==== ENTRIES SUPPLIED ====

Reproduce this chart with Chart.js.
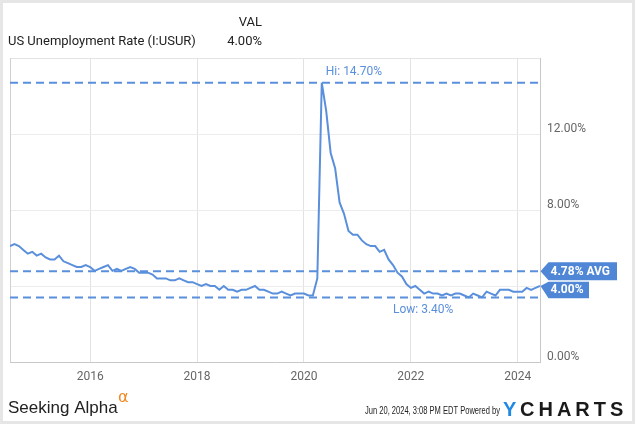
<!DOCTYPE html>
<html>
<head>
<meta charset="utf-8">
<script src="https://cdn.jsdelivr.net/npm/chart.js@4.4.1/dist/chart.umd.min.js"></script>
<style>
  html, body { margin: 0; padding: 0; background: #fff; }
  #wrap { width: 635px; height: 424px; }
</style>
</head>
<body>
<div id="wrap"><canvas id="chart" width="635" height="424"></canvas></div>
<script>
// monthly values, first one is June 2014 (dated month end)
const firstMonth = [2014, 6];
const rates = [
  6.1, 6.2, 6.1, 5.9, 5.7, 5.8, 5.6,
  5.7, 5.5, 5.4, 5.4, 5.6, 5.3, 5.2, 5.1, 5.0, 5.0, 5.1, 5.0,
  4.8, 4.9, 5.0, 5.1, 4.8, 4.9, 4.8, 4.9, 5.0, 4.9, 4.7, 4.7,
  4.7, 4.6, 4.4, 4.4, 4.4, 4.3, 4.3, 4.4, 4.3, 4.2, 4.2, 4.1,
  4.0, 4.1, 4.0, 4.0, 3.8, 4.0, 3.8, 3.8, 3.7, 3.8, 3.8, 3.9,
  4.0, 3.8, 3.8, 3.7, 3.6, 3.6, 3.7, 3.6, 3.5, 3.6, 3.6, 3.6,
  3.5, 3.5, 4.4, 14.7, 13.2, 11.0, 10.2, 8.4, 7.8, 6.9, 6.7, 6.7,
  6.4, 6.2, 6.1, 6.1, 5.8, 5.9, 5.4, 5.1, 4.7, 4.5, 4.1, 3.9,
  4.0, 3.8, 3.6, 3.7, 3.6, 3.6, 3.5, 3.6, 3.5, 3.6, 3.6, 3.5,
  3.4, 3.6, 3.5, 3.4, 3.7, 3.6, 3.5, 3.8, 3.8, 3.8, 3.7, 3.7,
  3.7, 3.9, 3.8, 3.9, 4.0
];
const hiValue = 14.7;
const lowValue = 3.4;
const avgValue = 4.78;
const lastValue = 4.0;
const yearTicks = [2016, 2018, 2020, 2022, 2024];
const yTicks = [0, 4, 8, 12, 16];
const yTickShown = [0, 8, 12]; // 4 sits under the badges

const BLUE = "#5a8fdc";
const FONT = "Roboto";

const points = rates.map((v, i) => ({ x: firstMonth[0] + (firstMonth[1] + i) / 12, y: v }));
const xMin = points[0].x;
const xMax = points[points.length - 1].x;
const peak = points.find(p => p.y === hiValue);

function refLine(v) {
  return {
    data: [{ x: xMin, y: v }, { x: xMax, y: v }],
    borderColor: BLUE,
    borderWidth: 2,
    borderDash: [8, 5],
    pointRadius: 0
  };
}

function badge(ctx, tipX, tipY, top, bottom, right, text) {
  ctx.fillStyle = "#4f86d6";
  ctx.beginPath();
  ctx.moveTo(tipX, tipY);
  ctx.lineTo(tipX + 8, top);
  ctx.lineTo(right, top);
  ctx.lineTo(right, bottom);
  ctx.lineTo(tipX + 8, bottom);
  ctx.closePath();
  ctx.fill();
  ctx.fillStyle = "#fff";
  ctx.font = `bold 12px ${FONT}`;
  ctx.textAlign = "left";
  ctx.textBaseline = "middle";
  ctx.fillText(text, tipX + 10, (top + bottom) / 2 + 0.5);
}

const extras = {
  id: "extras",
  beforeDatasetsDraw(chart) {
    const { ctx, chartArea: a } = chart;
    ctx.save();
    ctx.strokeStyle = "#e4e4e4";
    ctx.lineWidth = 1;
    ctx.beginPath();
    ctx.moveTo(a.left, a.top + 0.5);
    ctx.lineTo(a.right, a.top + 0.5);
    ctx.stroke();
    ctx.strokeStyle = "#d0d0d0";
    ctx.beginPath();
    ctx.moveTo(a.left + 0.5, a.top);
    ctx.lineTo(a.left + 0.5, a.bottom);
    ctx.stroke();
    ctx.restore();
  },
  afterDraw(chart) {
    const { ctx, chartArea: a } = chart;
    const xs = chart.scales.x, ys = chart.scales.y;
    ctx.save();

    // header
    ctx.fillStyle = "#222";
    ctx.font = `13px ${FONT}`;
    ctx.textBaseline = "middle";
    ctx.textAlign = "right";
    ctx.fillText("VAL", 262, 23);
    ctx.fillText(lastValue.toFixed(2) + "%", 262, 41.5);
    ctx.textAlign = "left";
    ctx.fillText("US Unemployment Rate (I:USUR)", 8, 41.5);

    // hi / low labels
    ctx.fillStyle = BLUE;
    ctx.font = `12px ${FONT}`;
    ctx.fillText("Hi: " + hiValue.toFixed(2) + "%", xs.getPixelForValue(peak.x) + 4, ys.getPixelForValue(hiValue) - 11);
    ctx.fillText("Low: " + lowValue.toFixed(2) + "%", a.left + 383, ys.getPixelForValue(lowValue) + 13);

    // right badges
    const yAvg = ys.getPixelForValue(avgValue);
    const yLast = ys.getPixelForValue(lastValue);
    badge(ctx, a.right + 0.5, yAvg, yAvg - 9, yAvg + 9, 617, avgValue.toFixed(2) + "% AVG");
    const t2 = yAvg + 10.5;
    badge(ctx, a.right + 0.5, yLast, t2, t2 + 16.5, 589, lastValue.toFixed(2) + "%");

    // footer
    ctx.textBaseline = "alphabetic";
    ctx.textAlign = "left";
    ctx.fillStyle = "#222";
    ctx.font = `17px "Liberation Sans"`;
    ctx.fillText("Seeking Alpha", 8, 413, 110);
    ctx.fillStyle = "#f08a24";
    ctx.font = `16px "DejaVu Sans"`;
    ctx.fillText("\u03b1", 118, 402);
    ctx.fillStyle = "#222";
    ctx.font = `11px "Liberation Sans"`;
    ctx.fillText("Jun 20, 2024, 3:08 PM EDT Powered by", 365, 414, 135);
    ctx.font = `bold 20px "Liberation Sans"`;
    ctx.letterSpacing = "4px";
    ctx.fillStyle = "#2089e3";
    ctx.fillText("Y", 503, 416);
    ctx.fillStyle = "#1a1a1a";
    ctx.fillText("CHARTS", 520, 416);
    ctx.letterSpacing = "0px";

    // outer frame
    ctx.strokeStyle = "#e6e6e6";
    ctx.lineWidth = 3;
    ctx.strokeRect(1.5, 1.5, 632, 421);
    ctx.restore();
  }
};

new Chart(document.getElementById("chart"), {
  type: "line",
  data: {
    datasets: [
      {
        data: points,
        borderColor: BLUE,
        borderWidth: 2,
        pointRadius: 0,
        tension: 0
      },
      refLine(hiValue),
      refLine(avgValue),
      refLine(lowValue)
    ]
  },
  options: {
    responsive: false,
    animation: false,
    layout: { padding: { left: 10, top: 58, right: 0, bottom: 0 } },
    plugins: { legend: { display: false }, tooltip: { enabled: false } },
    scales: {
      x: {
        type: "linear",
        min: xMin,
        max: xMax,
        afterBuildTicks: s => { s.ticks = yearTicks.map(v => ({ value: v })); },
        afterFit: s => { s.height = 62; },
        grid: { color: "#e2e2e2", drawTicks: false },
        border: { color: "#c8c8c8" },
        ticks: {
          color: "#666",
          font: { family: FONT, size: 12 },
          padding: 8,
          maxRotation: 0,
          callback: v => String(v)
        }
      },
      y: {
        position: "right",
        min: 0,
        max: 16,
        afterBuildTicks: s => { s.ticks = yTicks.map(v => ({ value: v })); },
        afterFit: s => { s.width = 95; },
        grid: { color: "#ececec", drawTicks: false },
        border: { color: "#c8c8c8" },
        ticks: {
          color: "#666",
          font: { family: FONT, size: 12 },
          padding: 7,
          labelOffset: -5,
          callback: v => yTickShown.includes(v) ? v.toFixed(2) + "%" : ""
        }
      }
    }
  },
  plugins: [extras]
});
</script>
</body>
</html>
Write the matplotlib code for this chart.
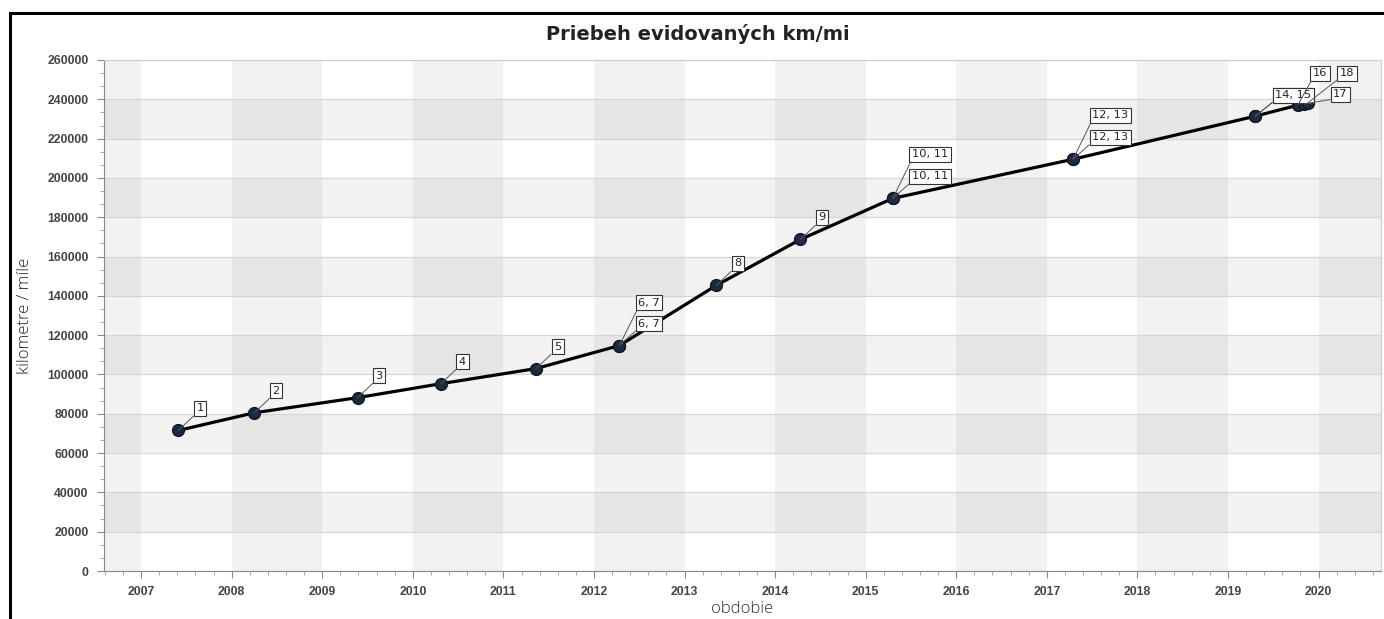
import numpy as np
import matplotlib
matplotlib.use('Agg')
import matplotlib.pyplot as plt
from matplotlib.ticker import AutoMinorLocator, MultipleLocator
from matplotlib.lines import Line2D

# data (decimal year, km)
years = [2007.41, 2008.25, 2009.39, 2010.31, 2011.36, 2012.28, 2012.28, 2013.35, 2014.28,
         2015.30, 2015.30, 2017.29, 2017.29, 2019.30, 2019.30, 2019.77, 2019.84, 2019.88]
km = [71500, 80500, 88200, 95300, 103000, 114700, 114700, 145300, 168700,
      189600, 189600, 209500, 209500, 231400, 231400, 237000, 237600, 238100]
point_labels = ["1", "2", "3", "4", "5", "6, 7", "6, 7", "8", "9",
                "10, 11", "10, 11", "12, 13", "12, 13", "14, 15", "14, 15", "16", "17", "18"]
year_ticks = list(range(2007, 2021))

fig = plt.figure(figsize=(13.84, 6.19), dpi=100)
ax = fig.add_axes([104/1384, 1 - 571/619, (1381 - 104)/1384, (571 - 60)/619])

xmin, xmax = 2006.59, 2020.69
ymin, ymax = 0, 260000
ax.set_xlim(xmin, xmax)
ax.set_ylim(ymin, ymax)

# background bands
for y in range(2006, 2021, 2):
    ax.axvspan(max(y, xmin), min(y + 1, xmax), color='black', alpha=0.05, lw=0, zorder=0)
for v in range(20000, 260000, 40000):
    ax.axhspan(v, v + 20000, color='black', alpha=0.05, lw=0, zorder=0)
ax.yaxis.grid(True, color='#d6d6d6', lw=0.9, zorder=1)
ax.set_axisbelow(True)

ax.plot(years, km, color='black', lw=2.3, zorder=3)
ax.plot(years, km, 'o', color='#1b2a3e', ms=8.5, mec='#0e1826', zorder=4)

# callout offsets in pixels (dx, dy)
offsets = [(18, 17), (18, 17), (18, 17), (18, 17), (18, 17), (19, 38), (19, 17), (18, 17), (18, 17),
           (19, 39), (19, 17), (19, 39), (19, 17), (20, 16), (20, 16), (15, 27), (29, 5), (32, 25)]
for x, y, lab, (dx, dy) in zip(years, km, point_labels, offsets):
    ax.annotate(lab, xy=(x, y), xytext=(dx, dy), textcoords='offset pixels',
                ha='left', va='bottom', fontsize=8.2, family='DejaVu Sans', color='#222222',
                bbox=dict(boxstyle='square,pad=0.22', fc='white', ec='#333333', lw=0.8),
                arrowprops=dict(arrowstyle='-', color='#555555', lw=0.7,
                                shrinkA=0, shrinkB=0, relpos=(0, 0)),
                zorder=5)

ax.set_xticks(year_ticks)
ax.xaxis.set_minor_locator(AutoMinorLocator(5))
ax.yaxis.set_major_locator(MultipleLocator(20000))
ax.yaxis.set_minor_locator(AutoMinorLocator(3))
ax.tick_params(which='major', length=5, color='#888888', pad=6)
ax.tick_params(which='minor', length=3, color='#999999')
for lab in ax.get_xticklabels() + ax.get_yticklabels():
    lab.set_fontfamily('Liberation Sans')
    lab.set_fontweight('bold')
    lab.set_fontsize(8.8)
    lab.set_color('#444444')

for side in ['top', 'right']:
    ax.spines[side].set_color('#cccccc')
for side in ['left', 'bottom']:
    ax.spines[side].set_color('#888888')

ax.set_xlabel('obdobie', family='Open Sans', fontweight='light', fontsize=12, color='#333333', labelpad=2)
ax.set_ylabel('kilometre / míle', family='Open Sans', fontweight='light', fontsize=12, color='#222222', labelpad=10)

fig.text(698/1384, 1 - 34/619, 'Priebeh evidovaných km/mi', ha='center', va='center',
         fontsize=14, fontweight='bold', family='DejaVu Sans', color='#222222')

# black frame at top and left
fig.add_artist(Line2D([10/1384, 1], [1 - 13/619, 1 - 13/619], color='black', lw=2.2, transform=fig.transFigure))
fig.add_artist(Line2D([10/1384, 10/1384], [0, 1 - 13/619], color='black', lw=2.2, transform=fig.transFigure))

fig.savefig('out.png', dpi=100)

====

TASK DESCRIPTION:
Reproduce, word for word, only the lines in the records above from the line with "Write the matplotlib code for this chart." through the line with "ax.set_ylim(ymin, ymax)", including both ends; omit the pictures.

WRITTEN ANSWER:
Write the matplotlib code for this chart.
import numpy as np
import matplotlib
matplotlib.use('Agg')
import matplotlib.pyplot as plt
from matplotlib.ticker import AutoMinorLocator, MultipleLocator
from matplotlib.lines import Line2D

# data (decimal year, km)
years = [2007.41, 2008.25, 2009.39, 2010.31, 2011.36, 2012.28, 2012.28, 2013.35, 2014.28,
         2015.30, 2015.30, 2017.29, 2017.29, 2019.30, 2019.30, 2019.77, 2019.84, 2019.88]
km = [71500, 80500, 88200, 95300, 103000, 114700, 114700, 145300, 168700,
      189600, 189600, 209500, 209500, 231400, 231400, 237000, 237600, 238100]
point_labels = ["1", "2", "3", "4", "5", "6, 7", "6, 7", "8", "9",
                "10, 11", "10, 11", "12, 13", "12, 13", "14, 15", "14, 15", "16", "17", "18"]
year_ticks = list(range(2007, 2021))

fig = plt.figure(figsize=(13.84, 6.19), dpi=100)
ax = fig.add_axes([104/1384, 1 - 571/619, (1381 - 104)/1384, (571 - 60)/619])

xmin, xmax = 2006.59, 2020.69
ymin, ymax = 0, 260000
ax.set_xlim(xmin, xmax)
ax.set_ylim(ymin, ymax)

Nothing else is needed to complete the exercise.